O capitalismo pode mudar esse panorama — é o que comprova uma iniciativa da empresa Agropalma em parceria com o Incra, o governo do Pará e o Banco da Amazônia (Basa). Sediada entre os municípios de Tailândia, Acará e Moju, no nordeste paraense, numa das áreas mais devastadas do estado, a Agropalma é líder na produção de óleo de palma, extraído da palmeira do dendê e utilizado na indústria alimentícia e na fabricação de biodiesel. Promissor, o óleo de palma vem sendo testado pela Boeing como combustível para a aviação comercial. Devido ao caos fundiário, a Agropalma, com 32 000 hectares plantados, não tem como se expandir, já que as propriedades em volta são irregulares. Além disso, a empresa precisa estar sempre atenta ao risco de invasões. Há cinco anos, ela resolveu lançar o programa Agropalma Familiar, que hoje beneficia 200 famílias de agricultores. “O sucesso desse projeto poderia servir de modelo para assentamentos em áreas que precisam ser reflorestadas”, diz o ambientalista João Meirelles Filho, da ONG Peabiru, que mantém convênios de formação profissional com a Agropalma.
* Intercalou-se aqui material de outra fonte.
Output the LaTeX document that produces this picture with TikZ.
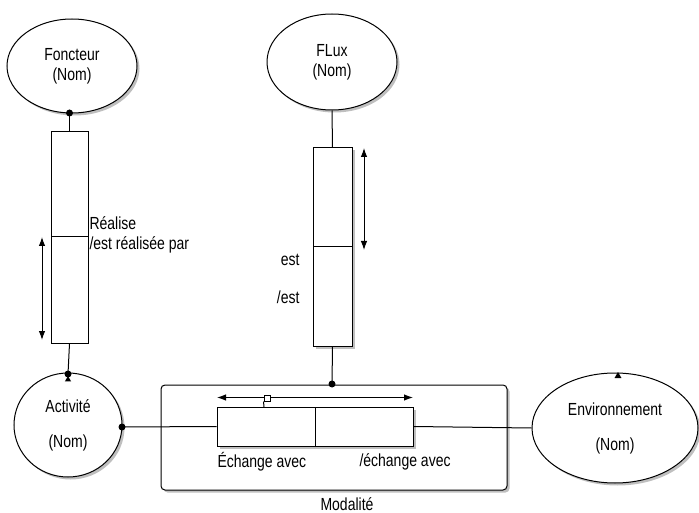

Enquanto o Incra e o governo paraense entraram com a regularização da terra, o Basa forneceu o crédito, além de garantir renda de um salário mínimo aos assentados para cobrir o período de carência entre o plantio e a colheita. Até aí, o projeto segue o modelo tradicional do Incra. Mas o pulo-do-gato da Agropalma está na gestão do programa. Enquanto nos assentamentos tradicionais do governo os fiscais aparecem a cada três meses, no projeto da Agropalma os assentados têm assistência técnica intensiva.
Na época das chuvas, como o governo paraense não fez a manutenção da estrada, os assentados do município de Moju corriam o risco de não ter como escoar a produção. Se os atoleiros não fossem eliminados, o resultado seria uma onda de inadimplência — e o conseqüente fiasco da empreitada. O jeito foi a Agropalma enviar suas máquinas. “Nunca fui tão feliz na vida”, diz a assentada Benedita Almeida do Nascimento. “Tenho 5 000 reais na poupança e construí uma casa de alvenaria com geladeira e TV.” Na condição de minifundiária, a única queixa de Benedita é que está faltando mão-de-obra qualificada para ajudar sua família na colheita do dendê. Como se vê, em qualquer tipo de atividade econômica, em se tratando da floresta Amazônica, a natureza já fez sua parte, dotando-a de um patrimônio ímpar. Agora, cabe ao país ter a visão, o talento e o empenho necessários para criar um modelo de desenvolvimento sustentável. Seria o triunfo de um novo tipo de capitalismo — selvagem, no bom sentido do termo — contra o ronco predatório da motosserra.